I've already talked to the team about how we can lean on each other and what I can bring to the table and what I think we can bring out of them too. I think that's where the magic going to be.

How do you see the election campaign rolling out? How will you and Andrew work as a team during the campaign?

Jacinda Ardern and Andrew Little, shortly after Ardern was named deputy leader of the Labour Party.

Ms Ardern and Andrew Little shortly after she was named deputy leader of the Labour Party. Photo: Supplied

Obviously it's just early days. I see very much my job as supporting him out on the campaign trail and so the next few days I'll be out attending public meetings with Andrew.

My view is that as a team if we can create those opportunities to talk about the things that will make a difference to people.

We already know what the big issues are for this campaign. Housing is certainly going to be one of them and people want answers.
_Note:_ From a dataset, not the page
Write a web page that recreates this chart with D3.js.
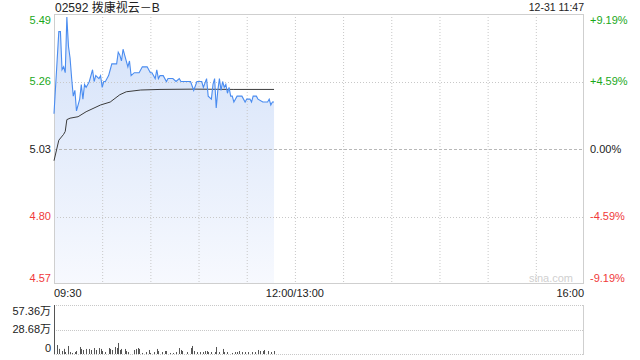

They want ideas, solutions and hope.

We need to use every opportunity to remind people that we have them. In this presidential style of campaigning that we have now, just use that as a platform to get those ideas out there.

So that's why I want to be standing side-by-side with Andrew, using every channel I have, every opportunity to communicate alongside him and make sure people know that we've got that vision.

Do you think the style of campaigning, even in New Zealand, has changed?

I do. I absolutely do and I feel like in the time that I've been involved in politics I've really watched it.

I do think it's become increasingly presidential in its style.

There's a big focus and emphasis on personality politics and look I absolutely understand why that's happened. But ultimately people deserve to know what ideas your team brings to the table and they deserve to know who is going to be in those big roles.